Prompt: Restate all the material verbatim, except for the pictures.

/---

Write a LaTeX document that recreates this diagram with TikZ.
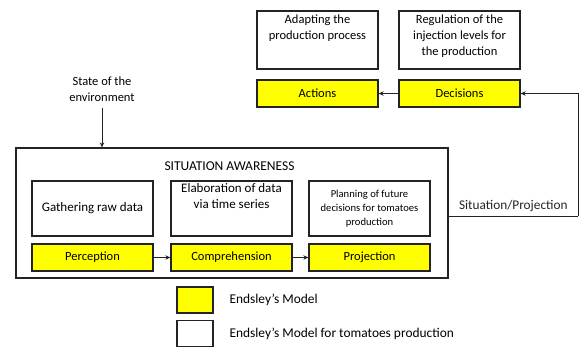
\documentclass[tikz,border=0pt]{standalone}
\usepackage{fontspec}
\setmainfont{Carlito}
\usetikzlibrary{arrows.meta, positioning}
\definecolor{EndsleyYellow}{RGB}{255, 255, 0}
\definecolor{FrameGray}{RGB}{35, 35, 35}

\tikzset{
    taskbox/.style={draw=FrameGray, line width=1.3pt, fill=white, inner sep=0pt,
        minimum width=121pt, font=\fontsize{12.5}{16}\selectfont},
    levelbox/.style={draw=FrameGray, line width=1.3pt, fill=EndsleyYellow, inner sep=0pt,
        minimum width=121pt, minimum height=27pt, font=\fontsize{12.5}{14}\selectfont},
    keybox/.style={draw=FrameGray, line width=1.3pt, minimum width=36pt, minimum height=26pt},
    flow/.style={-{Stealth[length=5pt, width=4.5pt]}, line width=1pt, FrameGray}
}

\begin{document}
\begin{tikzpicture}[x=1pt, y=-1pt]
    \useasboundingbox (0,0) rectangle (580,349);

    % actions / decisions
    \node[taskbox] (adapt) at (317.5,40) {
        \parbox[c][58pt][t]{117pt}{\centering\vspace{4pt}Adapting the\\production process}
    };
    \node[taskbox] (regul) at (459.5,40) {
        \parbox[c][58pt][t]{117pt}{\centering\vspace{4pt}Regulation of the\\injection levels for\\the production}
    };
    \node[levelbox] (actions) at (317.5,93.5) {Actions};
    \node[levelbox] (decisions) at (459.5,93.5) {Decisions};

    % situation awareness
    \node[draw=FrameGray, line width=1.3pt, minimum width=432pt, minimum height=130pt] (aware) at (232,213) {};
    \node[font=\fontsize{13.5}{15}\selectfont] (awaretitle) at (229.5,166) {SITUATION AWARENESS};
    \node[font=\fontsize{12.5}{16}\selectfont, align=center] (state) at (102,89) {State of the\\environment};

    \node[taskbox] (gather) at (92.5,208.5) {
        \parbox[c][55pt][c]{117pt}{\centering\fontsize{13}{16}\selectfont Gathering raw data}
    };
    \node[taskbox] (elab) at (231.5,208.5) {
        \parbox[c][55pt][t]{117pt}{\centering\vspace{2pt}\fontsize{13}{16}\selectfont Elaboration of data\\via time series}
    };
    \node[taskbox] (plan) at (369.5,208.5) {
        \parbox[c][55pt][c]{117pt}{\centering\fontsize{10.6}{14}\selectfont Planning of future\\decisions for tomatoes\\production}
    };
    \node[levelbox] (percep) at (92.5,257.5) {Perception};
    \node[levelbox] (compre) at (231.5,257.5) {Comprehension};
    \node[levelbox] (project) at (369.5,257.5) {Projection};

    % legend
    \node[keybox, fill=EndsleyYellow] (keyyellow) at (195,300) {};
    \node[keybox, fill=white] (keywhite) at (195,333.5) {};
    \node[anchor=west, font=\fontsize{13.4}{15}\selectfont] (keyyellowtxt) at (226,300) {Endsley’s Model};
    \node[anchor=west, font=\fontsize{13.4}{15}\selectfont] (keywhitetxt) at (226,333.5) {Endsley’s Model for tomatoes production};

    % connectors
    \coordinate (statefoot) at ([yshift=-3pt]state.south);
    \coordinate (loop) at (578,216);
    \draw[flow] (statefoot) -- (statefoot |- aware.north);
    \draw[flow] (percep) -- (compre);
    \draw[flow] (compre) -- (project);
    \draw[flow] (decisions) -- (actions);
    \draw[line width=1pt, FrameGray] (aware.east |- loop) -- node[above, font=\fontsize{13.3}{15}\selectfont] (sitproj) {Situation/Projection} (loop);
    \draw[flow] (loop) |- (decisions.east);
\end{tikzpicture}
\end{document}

\---

Exercise solution:
Write a LaTeX document that recreates this diagram with TikZ.
\documentclass[tikz,border=0pt]{standalone}
\usepackage{fontspec}
\setmainfont{Carlito}
\usetikzlibrary{arrows.meta, positioning}
\definecolor{EndsleyYellow}{RGB}{255, 255, 0}
\definecolor{FrameGray}{RGB}{35, 35, 35}

\tikzset{
    taskbox/.style={draw=FrameGray, line width=1.3pt, fill=white, inner sep=0pt,
        minimum width=121pt, font=\fontsize{12.5}{16}\selectfont},
    levelbox/.style={draw=FrameGray, line width=1.3pt, fill=EndsleyYellow, inner sep=0pt,
        minimum width=121pt, minimum height=27pt, font=\fontsize{12.5}{14}\selectfont},
    keybox/.style={draw=FrameGray, line width=1.3pt, minimum width=36pt, minimum height=26pt},
    flow/.style={-{Stealth[length=5pt, width=4.5pt]}, line width=1pt, FrameGray}
}

\begin{document}
\begin{tikzpicture}[x=1pt, y=-1pt]
    \useasboundingbox (0,0) rectangle (580,349);

    % actions / decisions
    \node[taskbox] (adapt) at (317.5,40) {
        \parbox[c][58pt][t]{117pt}{\centering\vspace{4pt}Adapting the\\production process}
    };
    \node[taskbox] (regul) at (459.5,40) {
        \parbox[c][58pt][t]{117pt}{\centering\vspace{4pt}Regulation of the\\injection levels for\\the production}
    };
    \node[levelbox] (actions) at (317.5,93.5) {Actions};
    \node[levelbox] (decisions) at (459.5,93.5) {Decisions};

    % situation awareness
    \node[draw=FrameGray, line width=1.3pt, minimum width=432pt, minimum height=130pt] (aware) at (232,213) {};
    \node[font=\fontsize{13.5}{15}\selectfont] (awaretitle) at (229.5,166) {SITUATION AWARENESS};
    \node[font=\fontsize{12.5}{16}\selectfont, align=center] (state) at (102,89) {State of the\\environment};

    \node[taskbox] (gather) at (92.5,208.5) {
        \parbox[c][55pt][c]{117pt}{\centering\fontsize{13}{16}\selectfont Gathering raw data}
    };
    \node[taskbox] (elab) at (231.5,208.5) {
        \parbox[c][55pt][t]{117pt}{\centering\vspace{2pt}\fontsize{13}{16}\selectfont Elaboration of data\\via time series}
    };
    \node[taskbox] (plan) at (369.5,208.5) {
        \parbox[c][55pt][c]{117pt}{\centering\fontsize{10.6}{14}\selectfont Planning of future\\decisions for tomatoes\\production}
    };
    \node[levelbox] (percep) at (92.5,257.5) {Perception};
    \node[levelbox] (compre) at (231.5,257.5) {Comprehension};
    \node[levelbox] (project) at (369.5,257.5) {Projection};

    % legend
    \node[keybox, fill=EndsleyYellow] (keyyellow) at (195,300) {};
    \node[keybox, fill=white] (keywhite) at (195,333.5) {};
    \node[anchor=west, font=\fontsize{13.4}{15}\selectfont] (keyyellowtxt) at (226,300) {Endsley’s Model};
    \node[anchor=west, font=\fontsize{13.4}{15}\selectfont] (keywhitetxt) at (226,333.5) {Endsley’s Model for tomatoes production};

    % connectors
    \coordinate (statefoot) at ([yshift=-3pt]state.south);
    \coordinate (loop) at (578,216);
    \draw[flow] (statefoot) -- (statefoot |- aware.north);
    \draw[flow] (percep) -- (compre);
    \draw[flow] (compre) -- (project);
    \draw[flow] (decisions) -- (actions);
    \draw[line width=1pt, FrameGray] (aware.east |- loop) -- node[above, font=\fontsize{13.3}{15}\selectfont] (sitproj) {Situation/Projection} (loop);
    \draw[flow] (loop) |- (decisions.east);
\end{tikzpicture}
\end{document}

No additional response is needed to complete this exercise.